Jane Vandenburgh

Don’t Be Scared, We’re All in this Together

My Facebook Friend Sara wrote me last Saturday morning to say she was so upset she couldn’t eat, sleep, couldn’t think straight, even in Farsi. She’s a young Iranian American journalist who lives in Washington, DC, and is in no way naïve about what she expected last week’s election to bring. She hasn’t even been particularly in love with the opposition candidate Mir Hossein Mousavi as he was part of the power structure during a what has seemed to her to be a long succession of tyrants.
On her FB status update she’d written: Sara is Yellow.
Sara said simply had no idea the election would be flouted like this, that those in power would make it seem like such huge, cosmic joke.
I’ve seen her this heartsick before: Sara’s FB Status on May 1: emoticon :(
Sup? I asked.
Remember that young Iranian woman I told you about? she said. She was executed today.
I looked at my two morning newspapers, also checked the New York Times on-line — Sara had delivered this horrible news me hours before it came up on the newswires.
And I remember this from my own life, remember being made physically ill over the injustices of the world, remember that the only cure for me was to take action, to go speak out, to DO something, to go be with those dozens, hundreds, sometimes hundreds of thousands who took to the streets and with whom I shared fellow feeling. I needed to breathe the same air they were breathing, see them and hear them, feel their vitality.
I wrote back: Soon as you feel better, you NEED to get to your keyboard and WRITE something.
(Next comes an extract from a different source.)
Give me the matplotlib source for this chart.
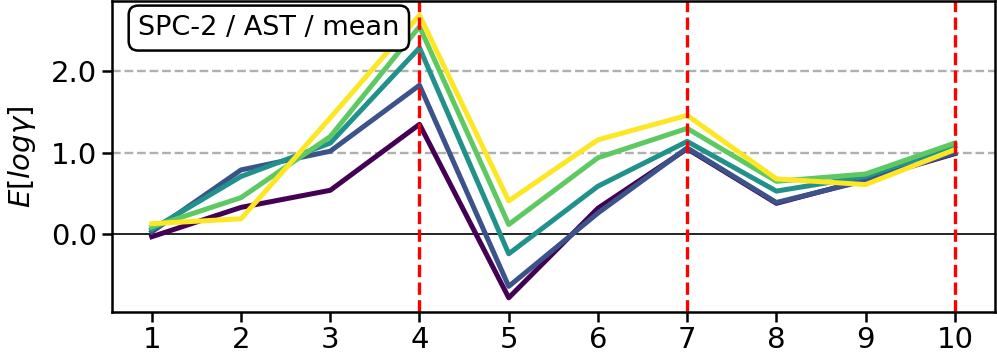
import numpy as np
import matplotlib
matplotlib.use("Agg")
import matplotlib.pyplot as plt

# x positions
steps = [1, 2, 3, 4, 5, 6, 7, 8, 9, 10]

# mean E[log gamma] per curve (dark -> light)
s0 = [-0.03, 0.33, 0.54, 1.35, -0.78, 0.32, 1.05, 0.38, 0.67, 0.99]
s1 = [0.03, 0.79, 1.02, 1.83, -0.64, 0.26, 1.06, 0.39, 0.66, 1.00]
s2 = [0.06, 0.71, 1.12, 2.29, -0.24, 0.59, 1.14, 0.53, 0.71, 1.08]
s3 = [0.09, 0.45, 1.20, 2.55, 0.12, 0.94, 1.30, 0.65, 0.74, 1.12]
s4 = [0.13, 0.19, 1.43, 2.69, 0.41, 1.16, 1.46, 0.68, 0.61, 1.04]
series = [s0, s1, s2, s3, s4]

vlines = [4, 7, 10]
yticks = [0.0, 1.0, 2.0]

fig = plt.figure(figsize=(9.97, 3.61), dpi=100)
ax = fig.add_axes([0.112, 0.136, 0.886, 0.861])

colors = plt.cm.viridis(np.linspace(0, 1, len(series)))
for s, c in zip(series, colors):
    ax.plot(steps, s, color=c, linewidth=3.6)

ax.axhline(0, color='black', linewidth=1.2, zorder=0)
for y in [1.0, 2.0]:
    ax.axhline(y, color='#b0b0b0', linestyle='--', linewidth=1.7, zorder=0)
for x in vlines:
    ax.axvline(x, color='red', linestyle='--', linewidth=2.4)

ax.set_xticks(steps)
ax.set_yticks(yticks)
ax.set_yticklabels(['%.1f' % v for v in yticks])
ax.tick_params(labelsize=21, length=7, width=1.8)
for sp in ax.spines.values():
    sp.set_linewidth(1.8)
ax.set_ylabel(r'$E[log\gamma]$', fontsize=21, labelpad=9)

ax.text(0.03, 0.955, 'SPC-2 / AST / mean', transform=ax.transAxes,
        fontsize=19.5, ha='left', va='top',
        bbox=dict(boxstyle='round,pad=0.35', facecolor='white', edgecolor='black', linewidth=1.8))

fig.savefig('out.png', dpi=100)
Can’t, she wrote back. I’m a journalist. Have to maintain my supposed ah ha ha journalistic neutrality.
Write for your own sake, I said. I’ll paraphrase. We’ll make a site, okay, & you & me and everyone we know can post to it & you can help me do it b/c I’m electronically inept but you’ll be Anon, all right? but you need to HELP me, Sara, okay? you have to help us b/c most Americans don’t GET Green from Yellow from Red and WE REALLY NEED TO understand this, ok?
Two seconds later I discover myself to be Administrator of an FB site called Condemn Iran’s Sham Elections to which, three seconds after that, people all over the world are posting in English, French, German, and in Persian. It’s really wonderful, I have to say, to see people swearing American curse words in sentences that are otherwise made up of transliterated Farsi.
And I am so at among the FB furious, the righteously indignant, that I naturally cut and paste a quote from one of them to use as my own status update: Natarseen natarseen, ma hame ba ham hasteem!” — “Don’t be scared, don’t be scared, we are all in this together!” I write this though I don’t speak a word of Farsi. I get to write this, I feel, because I am – in fact – a citizen of this brave new electronic world.
And we are, in fact — you and me and everyone we know –  using these fragile tools to carry the light to them, each in our own small way, and this light of truth and reason and it’s what leaks under the locked door the tyrants believed they had tightly sealed.
Then Sara had another idea: Could I ask my American friends — many of whom are writers and artists and poets to say a sentence or two — messages of hope from individuals, side-stepping the platitudes issued by governments and politicians, that would be directed to the students and young women and young men and gays and doctors and construction workers and the elderly, all those risking their lives and safety and good standing to walk silently in the street in larger and larger masses in defiance of a regime the horrors of which you and I have any clue?

Of course, I said, and the two of us then crafted the letter that I’ve sent to friends far and wide, who’ve then forwarded it on the bubble edge of this miracle that’s fragile but is expanding in that it enables these good wishes to shower down on me, as my email in-box dings to say here, here, here, more words of hope and encouragement for their bravery to all those out in the streets with their fingers up in what we called The Peace Sign, their green wrists wrapped, standing up to tyranny.
Then I forward these to Sara, who will translate them and beam them past the censors to those who need to hear them, Sara, whom I love and honor as a friend, a sister in this struggle, daughter of whom I am vastly proud, though she and I have never actually met.